A vantagem está para o mestre do jogo que, compreendendo melhor a arquitetura táurica, pode criar desafios bem interessantes, num ambiente realmente “alienígena” para os jogadores, e para o jogador que porventura jogue com um personagem minotauro, que poderá tentar aplicar esta lógica em jogo, com o auxílio do mestre.
Nota aos construtores de cenários

Ficou faltando falar um pouco mais sobre o espaço urbano de Tapista, não é mesmo? Pois bem… vou cruzar o pensamento desenvolvido neste artigo com o que conhecemos das culturas greco-romanas, em nossa história, para falar sobre como seria este ambiente urbano.

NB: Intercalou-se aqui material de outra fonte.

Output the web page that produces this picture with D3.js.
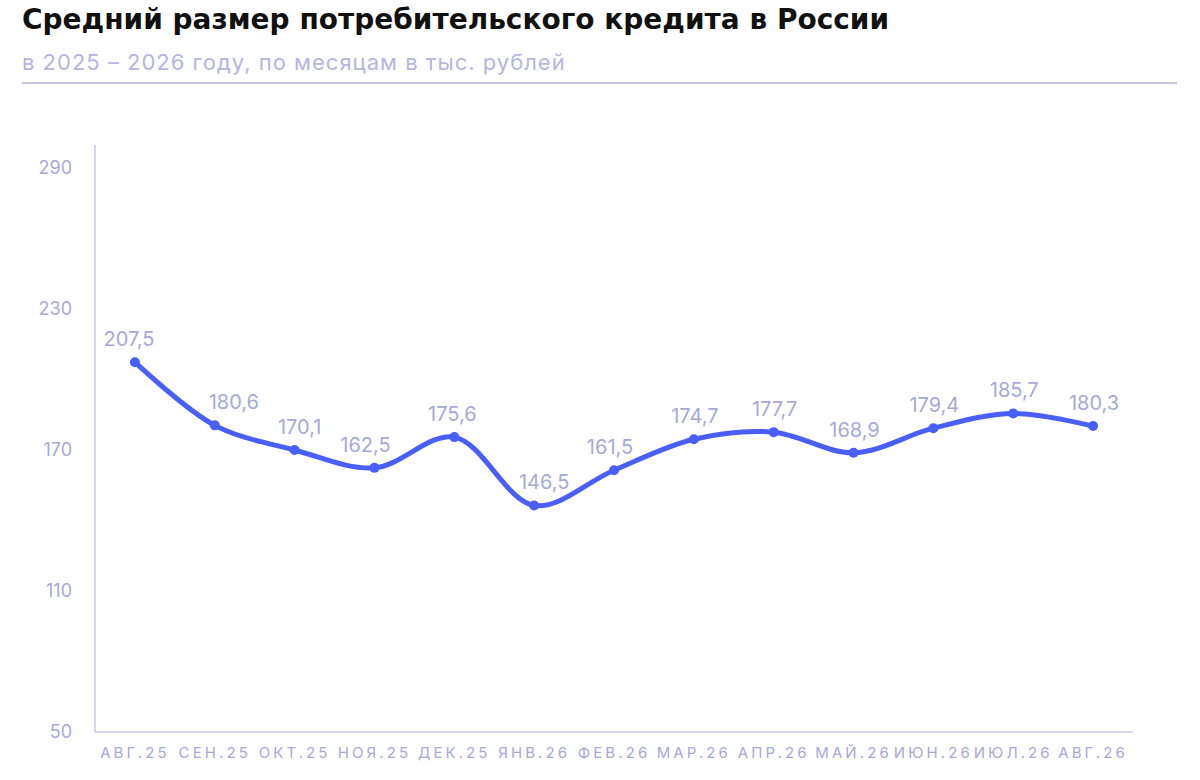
<!DOCTYPE html>
<html>
<head>
<meta charset="utf-8">
<script src="https://cdn.jsdelivr.net/npm/d3@7"></script>
<style>
  body { margin: 0; background: #fff; }
  svg { display: block; font-family: Inter, "Noto Sans", sans-serif; }
</style>
</head>
<body>
<svg id="chart" width="1200" height="780"></svg>
<script>
  // данные
  var months = ["АВГ.25","СЕН.25","ОКТ.25","НОЯ.25","ДЕК.25","ЯНВ.26","ФЕВ.26","МАР.26","АПР.26","МАЙ.26","ИЮН.26","ИЮЛ.26","АВГ.26"]
  var values = [207.5,180.6,170.1,162.5,175.6,146.5,161.5,174.7,177.7,168.9,179.4,185.7,180.3]
  var yTicks = [50,110,170,230,290]

  var svg = d3.select("#chart")
  var mLeft = 95, mRight = 1133, mTop = 145, mBottom = 732
  var lav = "#a6a9d6"
  // сдвиг подписей, чтобы не наезжали на линию
  var nudge = {0:-7, 1:18, 2:4, 3:-10, 4:-3, 5:9, 6:-5}

  svg.append("text").attr("x",22).attr("y",29).text("Средний размер потребительского кредита в России")
    .attr("font-size",28).attr("font-weight",700).attr("fill","#111").attr("font-family","'DejaVu Sans', sans-serif")
  svg.append("text").attr("x",22).attr("y",70).text("в 2025 – 2026 году, по месяцам в тыс. рублей")
    .attr("font-size",22).attr("letter-spacing",1.0).attr("fill","#b3b6df")
  svg.append("line").attr("x1",22).attr("x2",1177).attr("y1",83).attr("y2",83)
    .attr("stroke","#c6c8e2").attr("stroke-width",2)

  var x = d3.scalePoint().domain(months).range([mLeft,mRight]).padding(0.5)
  var y = d3.scaleLinear().domain([50,300]).range([mBottom,mTop])

  // оси
  svg.append("line").attr("x1",mLeft).attr("x2",mLeft).attr("y1",mTop).attr("y2",mBottom).attr("stroke","#c6c8e6").attr("stroke-width",1.5)
  svg.append("line").attr("x1",mLeft).attr("x2",mRight).attr("y1",mBottom).attr("y2",mBottom).attr("stroke","#c6c8e6").attr("stroke-width",1.5)

  svg.selectAll(".yt").data(yTicks).enter().append("text")
    .attr("x",72).attr("y",function(d){return y(d)+6}).attr("text-anchor","end")
    .attr("font-size",18).attr("fill",lav).text(function(d){return d})

  svg.selectAll(".xt").data(months).enter().append("text")
    .attr("x",function(d){return x(d)}).attr("y",758).attr("text-anchor","middle")
    .attr("font-size",15).attr("letter-spacing",3.1).attr("fill",lav).text(function(d){return d})

  var line = d3.line().x(function(d,i){return x(months[i])}).y(function(d){return y(d)}).curve(d3.curveCatmullRom.alpha(0.5))
  svg.append("path").datum(values).attr("d",line).attr("fill","none").attr("stroke","#4a5ff7").attr("stroke-width",5).attr("stroke-linecap","round")

  svg.selectAll(".pt").data(values).enter().append("circle")
    .attr("cx",function(d,i){return x(months[i])}).attr("cy",function(d){return y(d)}).attr("r",5).attr("fill","#4a5ff7")

  svg.selectAll(".lb").data(values).enter().append("text")
    .attr("x",function(d,i){return x(months[i])+1+(nudge[i]||0)}).attr("y",function(d){return y(d)-16}).attr("text-anchor","middle")
    .attr("font-size",20).attr("fill",lav).text(function(d){return String(d).replace(".",",")})
</script>
</body>
</html>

Como possuem formação militar, suas cidades projetadas e até mesmo reformadas seguiriam um desenho urbano rígido, formado por diversos núcleos de labirinto que se ligam, formando então “praças abertas” nos pontos onde os labirintos se encontram, e praças fechadas no centro de cada núcleo. As casas formam labirintos simples, como se fossem pequenos labirintos à parte, inseridos dentro dos grandes labirintos urbanos.

Porém cidades mais antigas, como a própria capital, teriam um crescimento urbano mais desordenado, contando então com partes novas, que seguem a ordenação labiríntica, e partes antigas, formadas tanto por pedaços de labirintos quanto por traçados “orgânicos”, isto é, que somente acompanham o terreno, advindos de ocupações irregulares. Portanto, a capital de Tapista não seria tão ordenada quanto suas cidades mais novas, construídas em territórios conquistados, e mesmo um minotauro que venha de outra cidade poderia, desta forma, se perder na “cidade grande”.

Bom… por hora é só, espero que este artigo tenha divertido ao leitor, e até a próxima!